Masyarakat sekarang sudah menyadari DPR tidak bisa diharapkan lagi memperjuangkan suara mereka karena DPR telah mengalami rabun sosial dan autisme sosial. DPR sibuk dengan urusannya sendiri dan melupakan suara konstituennya. Atau dengan kata lain DPR sedang melakukan politik kartel, yaitu partai-partai politik (parpol) secara kolektif mengabaikan komitmen ideologi atau programatis mereka demi kelangsungan hidup mereka sebagai suatu kelompok (Kuskrido Ambardi, 2009:353). Masyarakat juga sudah memahami perilaku DPR yang sedang menjalankan politik kartel demi mengamankan sumber dan akses kekuasaannya.

Menurut Juergen Habermas (2009), di dalam suatu negara hukum yang demokratis, legitimasi demokratis terletak pada kualitas wacana. Jadi pada masa masyarakat terbuka seperti sekarang ini, legitimasi demokrasi tidak hanya ditentukan oleh pemerintah, DPR, dan pengadilan. Peran media dan jejaring sosial di dunia maya dalam membentuk kualitas wacana juga merupakan kunci legitimasi demokrasi. Artinya, legitimasi demokrasi ada pada media dan jejaring sosial di media ketika mereka mewacanakan sesuatu yang bisa diuniversalkan dan diterima oleh masyarakat.
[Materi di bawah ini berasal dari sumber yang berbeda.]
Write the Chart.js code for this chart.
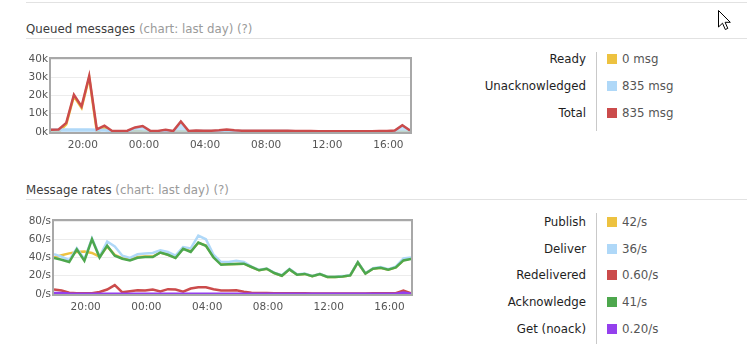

Jejaring sosial di dunia maya merupakan pilar kelima di dalam demokrasi yang secara efektif tidak hanya untuk membentuk opini publik, tetapi juga menentukan partisipasi masyarakat dalam menentukan arah pemerintahan dan tata kenegaraan. Jejaring sosial di dunia maya, Mahkamah Konstitusi (MK) dan media akan saling bergantian menjalankan roda demokrasi, ketika pemerintah, DPR dan pengadilan konvensional mengalami kelumpuhan. [] (Sumber Tulisan: Media Indonesia, 12 November 2009).